Friday: Report the results followed by pizza for everybody.
The pre-planning often includes some targets for cycle time or inventory, and sometimes even qualifies as a “target condition” that is focused on larger level objectives. But equally often, it doesn’t. The target results are vague or simply “Look at this process and improve it.”
Here is a question – how many coaching cycles – instances where a situation was understood, a target was established, an attempt was made to hit the target, and learning was assessed – actually happen in the course of this week?
In the worst case, zero. Those are the instances where the Friday report-out is followed on Monday by leaving work team to bask in their newly improved process. There is no attempt at all to see what they are struggling with, or if there is, it is an “audit” with the idea of “ensuring compliance” with the new process. No learning at all takes place in this situation. There is only blame shifting.
Nearly as bad is when the answer is “one.” That is, there is some attempt prior to Friday to see if the target condition is achieved, and to understand what new issues have emerged. The problem here is that it is usually too late to do anything. The improvement experts are moving on to planning another event, and whatever is left behind is usually an action item list of incompletes from the week.
That doesn’t work very well either.
Neither does trying to capture “learnings” on a flip chart at the end of the event. That is a nice feel-good exercise, but rarely translates into improving the process of process improvement
So if the above is a “current condition” then what is the target?
How can improvement itself be organized so that we learn how to do it better?
One thing would be to structure kaizen events to cycle through the coaching process many more times during the week. Take the five day agenda, and carry it through EVERY day. That is a start. How would your kaizen events be different if you did five one-day events in a row rather than one five day event? Isn’t that close to one-piece-flow?
Now and then, usually when coaching or teaching someone, I get what I think is a flash of insight. Then I realize that, no, there is nothing new here, it is just a different way to say the same thing. Still, sometimes finding a different way of expressing a concept helps people grasp it, so here is one I jotted down while I was working with a plant.
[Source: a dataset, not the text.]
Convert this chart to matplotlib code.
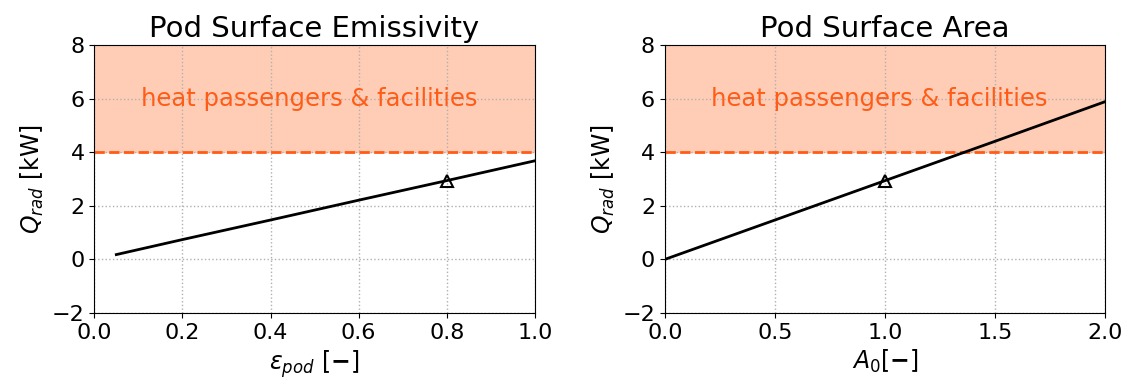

One of the myths of “lean production” is the idea that, at some point, you achieve stability in all of your processes.
Nothing could be further from the truth.
Failure is a normal condition.
The question is not, whether or not you have process breakdowns.
The question is how you respond to them. Actually, a more fundamental question is whether you even recognize “process failure” that doesn’t knock you over. Our reflex is to try to build failure modes that allow things to continue without intervention. In other words, we inject the process with Novocain so we don’t feel the pain. That doesn’t stop us from hitting our thumb with the hammer, it just doesn’t hurt so much.
But think about it a different way.
“What failed today?”
Followed by
“How do we fix that?”
Now you are on the continuous improvement journey. You are using the inevitable process failure as a valuable source of information, because it tells you something you didn’t know.
There is a huge, well established, body of theory in psychology and neuroscience that says that we learn best when three things happen:
We have predicted, or at least visualized, some kind of result.
We try to achieve that result, and are surprised by something unexpected.
We struggle to understand what it is that we didn’t know.
In other words, when we (as humans) are confronted with an unexpected event, we are flooded with an emotional response that we would rather avoid. In simple terms, this translates to “we like to be right.” The easiest way to “be right” is to anticipate nothing.
This takes a lot of forms, usually sounding like excuses that explain why stability is impossible, so why bother trying?
Why indeed? Simple – if you ever want to get out of perpetual chaos, you first have to embrace the idea that you must try, and fail, before you even know what the real issues are.